[START OF EXTRACTED RECORDS]

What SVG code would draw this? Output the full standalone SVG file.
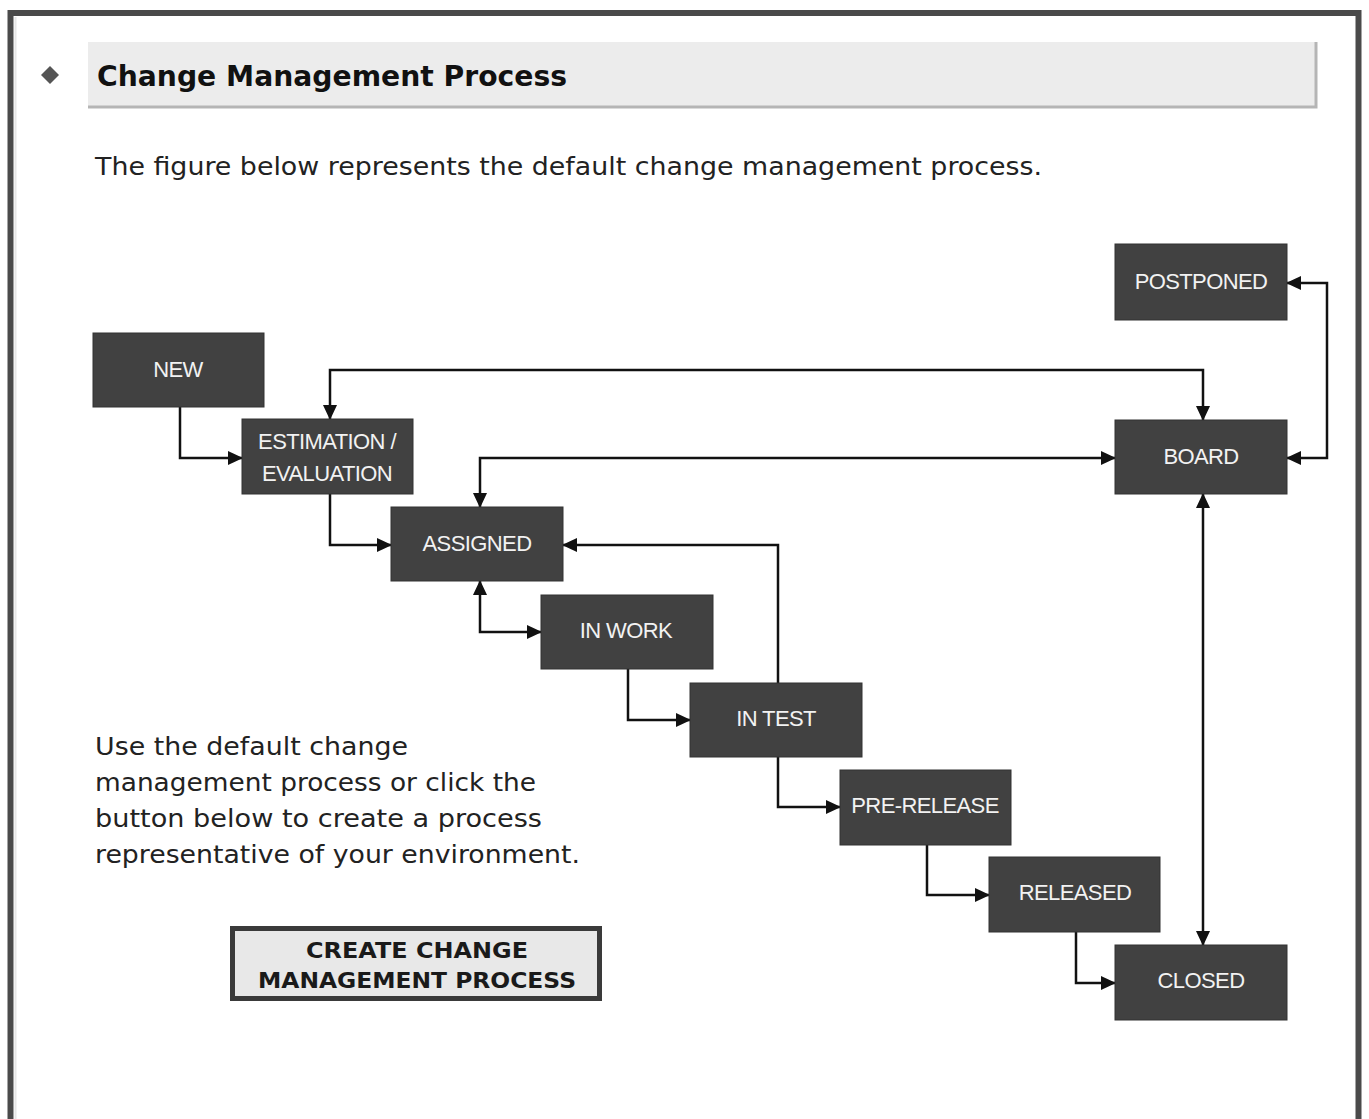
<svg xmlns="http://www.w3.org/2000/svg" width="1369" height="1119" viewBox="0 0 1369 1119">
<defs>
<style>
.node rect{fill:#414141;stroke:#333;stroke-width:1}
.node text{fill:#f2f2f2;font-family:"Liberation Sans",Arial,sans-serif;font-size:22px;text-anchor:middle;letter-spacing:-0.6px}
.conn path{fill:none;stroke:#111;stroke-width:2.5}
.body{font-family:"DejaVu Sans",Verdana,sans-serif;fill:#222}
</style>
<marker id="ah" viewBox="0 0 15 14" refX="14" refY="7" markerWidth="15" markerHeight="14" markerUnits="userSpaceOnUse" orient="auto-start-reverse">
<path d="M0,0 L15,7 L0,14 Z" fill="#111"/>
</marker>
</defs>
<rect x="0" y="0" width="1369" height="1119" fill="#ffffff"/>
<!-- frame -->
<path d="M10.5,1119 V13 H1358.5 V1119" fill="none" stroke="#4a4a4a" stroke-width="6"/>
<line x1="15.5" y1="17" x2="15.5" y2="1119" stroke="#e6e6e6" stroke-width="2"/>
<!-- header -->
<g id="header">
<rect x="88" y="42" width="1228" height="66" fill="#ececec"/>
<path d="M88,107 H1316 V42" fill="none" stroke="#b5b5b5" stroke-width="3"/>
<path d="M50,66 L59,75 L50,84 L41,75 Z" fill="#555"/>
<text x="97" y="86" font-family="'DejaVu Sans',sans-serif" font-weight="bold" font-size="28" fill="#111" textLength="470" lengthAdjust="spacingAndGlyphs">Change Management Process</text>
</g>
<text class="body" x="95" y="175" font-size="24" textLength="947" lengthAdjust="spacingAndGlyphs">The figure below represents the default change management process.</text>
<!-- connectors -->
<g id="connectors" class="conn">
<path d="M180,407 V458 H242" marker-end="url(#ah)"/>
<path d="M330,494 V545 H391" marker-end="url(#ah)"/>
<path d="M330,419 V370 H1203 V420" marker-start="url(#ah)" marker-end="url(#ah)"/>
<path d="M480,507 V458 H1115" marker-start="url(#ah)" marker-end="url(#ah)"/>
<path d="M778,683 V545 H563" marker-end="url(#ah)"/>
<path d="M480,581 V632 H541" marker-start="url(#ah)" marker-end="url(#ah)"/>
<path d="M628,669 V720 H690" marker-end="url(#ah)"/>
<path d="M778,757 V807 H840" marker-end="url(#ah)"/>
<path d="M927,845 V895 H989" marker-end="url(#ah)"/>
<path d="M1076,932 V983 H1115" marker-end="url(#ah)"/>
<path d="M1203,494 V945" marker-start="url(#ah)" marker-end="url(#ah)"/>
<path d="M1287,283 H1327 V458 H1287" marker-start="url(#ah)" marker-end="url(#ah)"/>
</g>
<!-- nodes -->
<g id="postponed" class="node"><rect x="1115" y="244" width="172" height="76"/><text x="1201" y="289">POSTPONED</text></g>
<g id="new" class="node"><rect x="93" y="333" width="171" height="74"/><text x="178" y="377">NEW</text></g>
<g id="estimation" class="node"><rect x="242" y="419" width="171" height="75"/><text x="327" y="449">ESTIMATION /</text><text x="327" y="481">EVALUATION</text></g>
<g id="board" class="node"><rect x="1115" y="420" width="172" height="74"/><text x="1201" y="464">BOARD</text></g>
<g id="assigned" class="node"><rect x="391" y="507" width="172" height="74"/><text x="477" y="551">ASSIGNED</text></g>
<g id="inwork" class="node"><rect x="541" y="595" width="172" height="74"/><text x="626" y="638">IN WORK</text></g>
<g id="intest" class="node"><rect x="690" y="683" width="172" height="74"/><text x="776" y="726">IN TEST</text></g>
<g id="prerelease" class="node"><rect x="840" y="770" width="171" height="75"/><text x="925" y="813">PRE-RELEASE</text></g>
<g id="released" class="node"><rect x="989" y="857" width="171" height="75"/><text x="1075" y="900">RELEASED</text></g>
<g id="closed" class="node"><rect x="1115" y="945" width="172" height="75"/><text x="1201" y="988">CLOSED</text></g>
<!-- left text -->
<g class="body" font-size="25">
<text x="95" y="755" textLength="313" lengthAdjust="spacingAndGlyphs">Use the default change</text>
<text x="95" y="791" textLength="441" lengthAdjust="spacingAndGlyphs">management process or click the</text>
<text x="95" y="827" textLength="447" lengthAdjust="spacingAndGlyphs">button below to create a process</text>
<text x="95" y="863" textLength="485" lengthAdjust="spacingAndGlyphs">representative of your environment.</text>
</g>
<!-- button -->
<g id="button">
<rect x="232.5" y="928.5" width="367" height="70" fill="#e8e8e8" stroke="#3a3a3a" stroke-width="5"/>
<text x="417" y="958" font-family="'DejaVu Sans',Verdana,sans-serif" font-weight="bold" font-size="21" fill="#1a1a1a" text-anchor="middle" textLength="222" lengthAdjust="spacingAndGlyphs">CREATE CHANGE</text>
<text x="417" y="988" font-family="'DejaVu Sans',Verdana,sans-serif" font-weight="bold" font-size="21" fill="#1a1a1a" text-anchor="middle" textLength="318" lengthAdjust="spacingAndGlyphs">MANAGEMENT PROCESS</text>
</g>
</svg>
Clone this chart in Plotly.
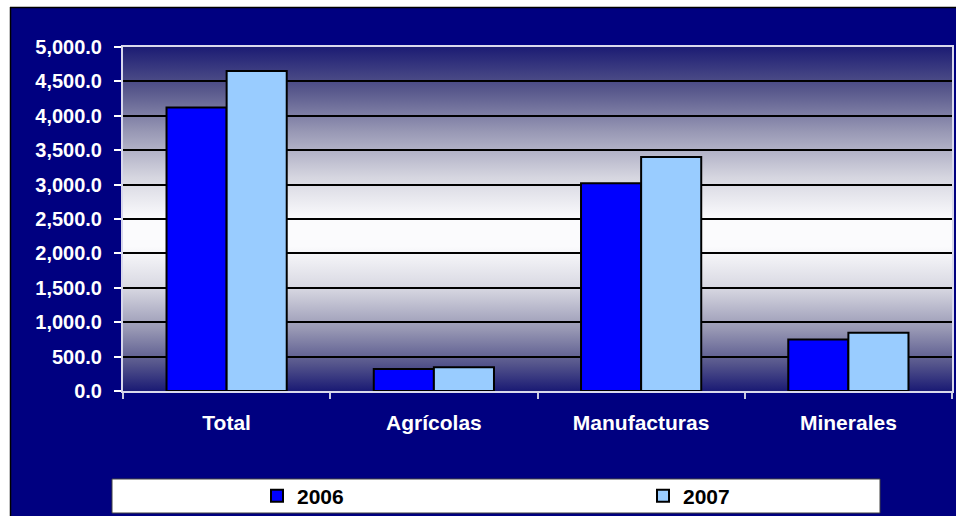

[END OF EXTRACTED RECORDS]

__INSTRUCTION__.
Pictures in the records above are left out; print everything else exactly as written.

__EXERCISE RESULT__.
What SVG code would draw this? Output the full standalone SVG file.
<svg xmlns="http://www.w3.org/2000/svg" width="1369" height="1119" viewBox="0 0 1369 1119">
<defs>
<style>
.node rect{fill:#414141;stroke:#333;stroke-width:1}
.node text{fill:#f2f2f2;font-family:"Liberation Sans",Arial,sans-serif;font-size:22px;text-anchor:middle;letter-spacing:-0.6px}
.conn path{fill:none;stroke:#111;stroke-width:2.5}
.body{font-family:"DejaVu Sans",Verdana,sans-serif;fill:#222}
</style>
<marker id="ah" viewBox="0 0 15 14" refX="14" refY="7" markerWidth="15" markerHeight="14" markerUnits="userSpaceOnUse" orient="auto-start-reverse">
<path d="M0,0 L15,7 L0,14 Z" fill="#111"/>
</marker>
</defs>
<rect x="0" y="0" width="1369" height="1119" fill="#ffffff"/>
<!-- frame -->
<path d="M10.5,1119 V13 H1358.5 V1119" fill="none" stroke="#4a4a4a" stroke-width="6"/>
<line x1="15.5" y1="17" x2="15.5" y2="1119" stroke="#e6e6e6" stroke-width="2"/>
<!-- header -->
<g id="header">
<rect x="88" y="42" width="1228" height="66" fill="#ececec"/>
<path d="M88,107 H1316 V42" fill="none" stroke="#b5b5b5" stroke-width="3"/>
<path d="M50,66 L59,75 L50,84 L41,75 Z" fill="#555"/>
<text x="97" y="86" font-family="'DejaVu Sans',sans-serif" font-weight="bold" font-size="28" fill="#111" textLength="470" lengthAdjust="spacingAndGlyphs">Change Management Process</text>
</g>
<text class="body" x="95" y="175" font-size="24" textLength="947" lengthAdjust="spacingAndGlyphs">The figure below represents the default change management process.</text>
<!-- connectors -->
<g id="connectors" class="conn">
<path d="M180,407 V458 H242" marker-end="url(#ah)"/>
<path d="M330,494 V545 H391" marker-end="url(#ah)"/>
<path d="M330,419 V370 H1203 V420" marker-start="url(#ah)" marker-end="url(#ah)"/>
<path d="M480,507 V458 H1115" marker-start="url(#ah)" marker-end="url(#ah)"/>
<path d="M778,683 V545 H563" marker-end="url(#ah)"/>
<path d="M480,581 V632 H541" marker-start="url(#ah)" marker-end="url(#ah)"/>
<path d="M628,669 V720 H690" marker-end="url(#ah)"/>
<path d="M778,757 V807 H840" marker-end="url(#ah)"/>
<path d="M927,845 V895 H989" marker-end="url(#ah)"/>
<path d="M1076,932 V983 H1115" marker-end="url(#ah)"/>
<path d="M1203,494 V945" marker-start="url(#ah)" marker-end="url(#ah)"/>
<path d="M1287,283 H1327 V458 H1287" marker-start="url(#ah)" marker-end="url(#ah)"/>
</g>
<!-- nodes -->
<g id="postponed" class="node"><rect x="1115" y="244" width="172" height="76"/><text x="1201" y="289">POSTPONED</text></g>
<g id="new" class="node"><rect x="93" y="333" width="171" height="74"/><text x="178" y="377">NEW</text></g>
<g id="estimation" class="node"><rect x="242" y="419" width="171" height="75"/><text x="327" y="449">ESTIMATION /</text><text x="327" y="481">EVALUATION</text></g>
<g id="board" class="node"><rect x="1115" y="420" width="172" height="74"/><text x="1201" y="464">BOARD</text></g>
<g id="assigned" class="node"><rect x="391" y="507" width="172" height="74"/><text x="477" y="551">ASSIGNED</text></g>
<g id="inwork" class="node"><rect x="541" y="595" width="172" height="74"/><text x="626" y="638">IN WORK</text></g>
<g id="intest" class="node"><rect x="690" y="683" width="172" height="74"/><text x="776" y="726">IN TEST</text></g>
<g id="prerelease" class="node"><rect x="840" y="770" width="171" height="75"/><text x="925" y="813">PRE-RELEASE</text></g>
<g id="released" class="node"><rect x="989" y="857" width="171" height="75"/><text x="1075" y="900">RELEASED</text></g>
<g id="closed" class="node"><rect x="1115" y="945" width="172" height="75"/><text x="1201" y="988">CLOSED</text></g>
<!-- left text -->
<g class="body" font-size="25">
<text x="95" y="755" textLength="313" lengthAdjust="spacingAndGlyphs">Use the default change</text>
<text x="95" y="791" textLength="441" lengthAdjust="spacingAndGlyphs">management process or click the</text>
<text x="95" y="827" textLength="447" lengthAdjust="spacingAndGlyphs">button below to create a process</text>
<text x="95" y="863" textLength="485" lengthAdjust="spacingAndGlyphs">representative of your environment.</text>
</g>
<!-- button -->
<g id="button">
<rect x="232.5" y="928.5" width="367" height="70" fill="#e8e8e8" stroke="#3a3a3a" stroke-width="5"/>
<text x="417" y="958" font-family="'DejaVu Sans',Verdana,sans-serif" font-weight="bold" font-size="21" fill="#1a1a1a" text-anchor="middle" textLength="222" lengthAdjust="spacingAndGlyphs">CREATE CHANGE</text>
<text x="417" y="988" font-family="'DejaVu Sans',Verdana,sans-serif" font-weight="bold" font-size="21" fill="#1a1a1a" text-anchor="middle" textLength="318" lengthAdjust="spacingAndGlyphs">MANAGEMENT PROCESS</text>
</g>
</svg>
Clone this chart in Plotly.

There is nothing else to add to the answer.